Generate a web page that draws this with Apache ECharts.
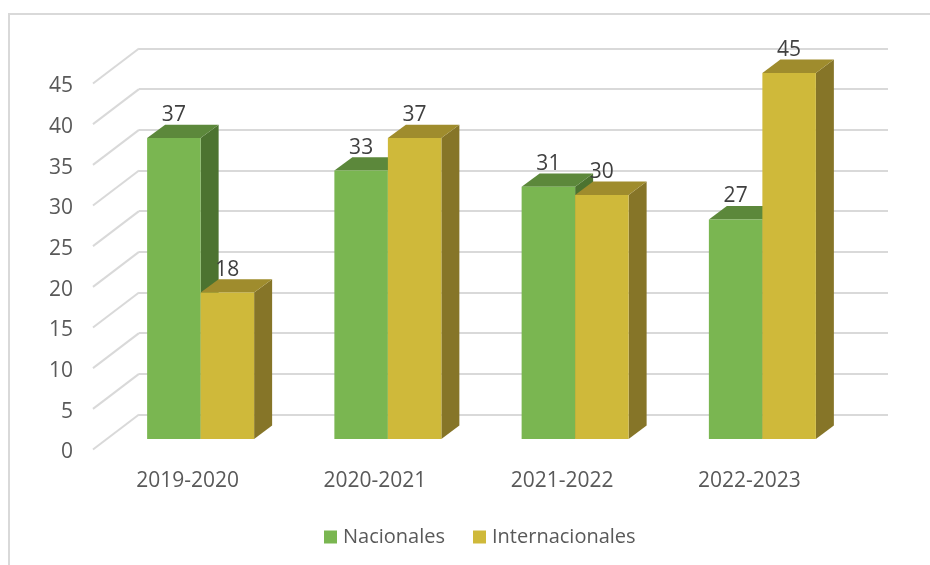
<!DOCTYPE html>
<html>
<head>
<meta charset="utf-8">
<style>
  html, body { margin: 0; padding: 0; background: #fff; }
  #main { width: 930px; height: 565px; }
</style>
</head>
<body>
<div id="main"></div>
<script src="https://cdn.jsdelivr.net/npm/echarts@6/dist/echarts.min.js"></script>
<script>
const categories = ["2019-2020", "2020-2021", "2021-2022", "2022-2023"];
const nacionales = [37, 33, 31, 27];
const internacionales = [18, 37, 30, 45];
const yTicks = [0, 5, 10, 15, 20, 25, 30, 35, 40, 45];

// the gridlines sit on the back wall, the bars stand on the floor in front of it
const floorDx = -46, floorDy = 35;
const barFrontDx = -32, barFrontDy = 24.5;
const barDepthX = 18, barDepthY = 13.4;
const gridColor = "#d9d9d9";

function poly(points, color, z2) {
  return { type: "polygon", shape: { points: points }, style: { fill: color }, z2: z2 };
}

// side: -1 left bar of the pair, 0 right bar of the pair
function bar3d(side, front, top, right) {
  return function (params, api) {
    const p = api.coord([api.value(0), api.value(1)]);
    const p0 = api.coord([api.value(0), 0]);
    const w = api.size([1, 0])[0] * 0.2857;
    const x0 = p[0] + barFrontDx + side * w;
    const x1 = x0 + w;
    const yTop = p[1] + barFrontDy;
    const yBot = p0[1] + barFrontDy;
    return {
      type: "group",
      children: [
        poly([[x1, yTop], [x1 + barDepthX, yTop - barDepthY], [x1 + barDepthX, yBot - barDepthY], [x1, yBot]], right, 1),
        poly([[x0, yTop], [x0 + barDepthX, yTop - barDepthY], [x1 + barDepthX, yTop - barDepthY], [x1, yTop]], top, 1),
        poly([[x0, yTop], [x1, yTop], [x1, yBot], [x0, yBot]], front, 2),
        {
          type: "text",
          z2: 10,
          style: {
            text: String(api.value(1)),
            x: (x0 + x1) / 2,
            y: p[1] + 1.5,
            align: "center",
            verticalAlign: "middle",
            fill: "#404040",
            font: "21px 'Open Sans'"
          }
        }
      ]
    };
  };
}

const chart = echarts.init(document.getElementById("main"));
chart.setOption({
  backgroundColor: "#fff",
  animation: false,
  graphic: [
    {
      type: "polyline",
      silent: true,
      shape: { points: [[9, 565], [9, 14], [930, 14]] },
      style: { stroke: gridColor, lineWidth: 2, fill: null }
    }
  ],
  legend: {
    left: 319,
    top: 522,
    icon: "rect",
    itemWidth: 13,
    itemHeight: 13,
    itemGap: 28,
    textStyle: { fontFamily: "Open Sans", fontSize: 20, color: "#595959", padding: [0, 0, 0, 1] },
    data: ["Nacionales", "Internacionales"]
  },
  grid: [
    { left: 139, top: 48.5, width: 749, height: 366 },
    { left: 94, top: 86.5, width: 749, height: 366 }
  ],
  xAxis: [
    { type: "category", gridIndex: 0, data: categories, axisLine: { show: false }, axisTick: { show: false }, axisLabel: { show: false } },
    {
      type: "category",
      gridIndex: 1,
      data: categories,
      axisLine: { show: false },
      axisTick: { show: false },
      axisLabel: { margin: 18, fontFamily: "Open Sans", fontSize: 21, color: "#595959" }
    }
  ],
  yAxis: [
    {
      type: "value",
      gridIndex: 0,
      min: 0,
      max: 45,
      interval: 5,
      axisLine: { show: false },
      axisTick: { show: false },
      axisLabel: { show: false },
      splitLine: { lineStyle: { color: gridColor, width: 2 } }
    },
    {
      type: "value",
      gridIndex: 1,
      min: 0,
      max: 45,
      interval: 5,
      axisLine: { show: false },
      axisTick: { show: false },
      splitLine: { show: false },
      axisLabel: { margin: 21, fontFamily: "Open Sans", fontSize: 21, color: "#595959" }
    }
  ],
  series: [
    {
      // diagonal part of the gridlines, from the wall to the tick labels
      type: "custom",
      xAxisIndex: 0,
      yAxisIndex: 0,
      silent: true,
      data: yTicks.map(t => [0, t]),
      renderItem(params, api) {
        const p = api.coord([0, api.value(1)]);
        const x = params.coordSys.x;
        return {
          type: "line",
          shape: { x1: x, y1: p[1], x2: x + floorDx, y2: p[1] + floorDy },
          style: { stroke: gridColor, lineWidth: 2 }
        };
      }
    },
    {
      name: "Nacionales",
      type: "custom",
      xAxisIndex: 0,
      yAxisIndex: 0,
      itemStyle: { color: "#7ab651" },
      data: nacionales.map((v, i) => [i, v]),
      renderItem: bar3d(-1, "#7ab651", "#5c883b", "#4c7330")
    },
    {
      name: "Internacionales",
      type: "custom",
      xAxisIndex: 0,
      yAxisIndex: 0,
      itemStyle: { color: "#cfb93a" },
      data: internacionales.map((v, i) => [i, v]),
      renderItem: bar3d(0, "#cfb93a", "#9f8c2d", "#867528")
    }
  ]
});
</script>
</body>
</html>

========================================

Given exercise:
Retype each line of the listing above word for word. Exclude the pictures.

Task solution:
Generate a web page that draws this with Apache ECharts.
<!DOCTYPE html>
<html>
<head>
<meta charset="utf-8">
<style>
  html, body { margin: 0; padding: 0; background: #fff; }
  #main { width: 930px; height: 565px; }
</style>
</head>
<body>
<div id="main"></div>
<script src="https://cdn.jsdelivr.net/npm/echarts@6/dist/echarts.min.js"></script>
<script>
const categories = ["2019-2020", "2020-2021", "2021-2022", "2022-2023"];
const nacionales = [37, 33, 31, 27];
const internacionales = [18, 37, 30, 45];
const yTicks = [0, 5, 10, 15, 20, 25, 30, 35, 40, 45];

// the gridlines sit on the back wall, the bars stand on the floor in front of it
const floorDx = -46, floorDy = 35;
const barFrontDx = -32, barFrontDy = 24.5;
const barDepthX = 18, barDepthY = 13.4;
const gridColor = "#d9d9d9";

function poly(points, color, z2) {
  return { type: "polygon", shape: { points: points }, style: { fill: color }, z2: z2 };
}

// side: -1 left bar of the pair, 0 right bar of the pair
function bar3d(side, front, top, right) {
  return function (params, api) {
    const p = api.coord([api.value(0), api.value(1)]);
    const p0 = api.coord([api.value(0), 0]);
    const w = api.size([1, 0])[0] * 0.2857;
    const x0 = p[0] + barFrontDx + side * w;
    const x1 = x0 + w;
    const yTop = p[1] + barFrontDy;
    const yBot = p0[1] + barFrontDy;
    return {
      type: "group",
      children: [
        poly([[x1, yTop], [x1 + barDepthX, yTop - barDepthY], [x1 + barDepthX, yBot - barDepthY], [x1, yBot]], right, 1),
        poly([[x0, yTop], [x0 + barDepthX, yTop - barDepthY], [x1 + barDepthX, yTop - barDepthY], [x1, yTop]], top, 1),
        poly([[x0, yTop], [x1, yTop], [x1, yBot], [x0, yBot]], front, 2),
        {
          type: "text",
          z2: 10,
          style: {
            text: String(api.value(1)),
            x: (x0 + x1) / 2,
            y: p[1] + 1.5,
            align: "center",
            verticalAlign: "middle",
            fill: "#404040",
            font: "21px 'Open Sans'"
          }
        }
      ]
    };
  };
}

const chart = echarts.init(document.getElementById("main"));
chart.setOption({
  backgroundColor: "#fff",
  animation: false,
  graphic: [
    {
      type: "polyline",
      silent: true,
      shape: { points: [[9, 565], [9, 14], [930, 14]] },
      style: { stroke: gridColor, lineWidth: 2, fill: null }
    }
  ],
  legend: {
    left: 319,
    top: 522,
    icon: "rect",
    itemWidth: 13,
    itemHeight: 13,
    itemGap: 28,
    textStyle: { fontFamily: "Open Sans", fontSize: 20, color: "#595959", padding: [0, 0, 0, 1] },
    data: ["Nacionales", "Internacionales"]
  },
  grid: [
    { left: 139, top: 48.5, width: 749, height: 366 },
    { left: 94, top: 86.5, width: 749, height: 366 }
  ],
  xAxis: [
    { type: "category", gridIndex: 0, data: categories, axisLine: { show: false }, axisTick: { show: false }, axisLabel: { show: false } },
    {
      type: "category",
      gridIndex: 1,
      data: categories,
      axisLine: { show: false },
      axisTick: { show: false },
      axisLabel: { margin: 18, fontFamily: "Open Sans", fontSize: 21, color: "#595959" }
    }
  ],
  yAxis: [
    {
      type: "value",
      gridIndex: 0,
      min: 0,
      max: 45,
      interval: 5,
      axisLine: { show: false },
      axisTick: { show: false },
      axisLabel: { show: false },
      splitLine: { lineStyle: { color: gridColor, width: 2 } }
    },
    {
      type: "value",
      gridIndex: 1,
      min: 0,
      max: 45,
      interval: 5,
      axisLine: { show: false },
      axisTick: { show: false },
      splitLine: { show: false },
      axisLabel: { margin: 21, fontFamily: "Open Sans", fontSize: 21, color: "#595959" }
    }
  ],
  series: [
    {
      // diagonal part of the gridlines, from the wall to the tick labels
      type: "custom",
      xAxisIndex: 0,
      yAxisIndex: 0,
      silent: true,
      data: yTicks.map(t => [0, t]),
      renderItem(params, api) {
        const p = api.coord([0, api.value(1)]);
        const x = params.coordSys.x;
        return {
          type: "line",
          shape: { x1: x, y1: p[1], x2: x + floorDx, y2: p[1] + floorDy },
          style: { stroke: gridColor, lineWidth: 2 }
        };
      }
    },
    {
      name: "Nacionales",
      type: "custom",
      xAxisIndex: 0,
      yAxisIndex: 0,
      itemStyle: { color: "#7ab651" },
      data: nacionales.map((v, i) => [i, v]),
      renderItem: bar3d(-1, "#7ab651", "#5c883b", "#4c7330")
    },
    {
      name: "Internacionales",
      type: "custom",
      xAxisIndex: 0,
      yAxisIndex: 0,
      itemStyle: { color: "#cfb93a" },
      data: internacionales.map((v, i) => [i, v]),
      renderItem: bar3d(0, "#cfb93a", "#9f8c2d", "#867528")
    }
  ]
});
</script>
</body>
</html>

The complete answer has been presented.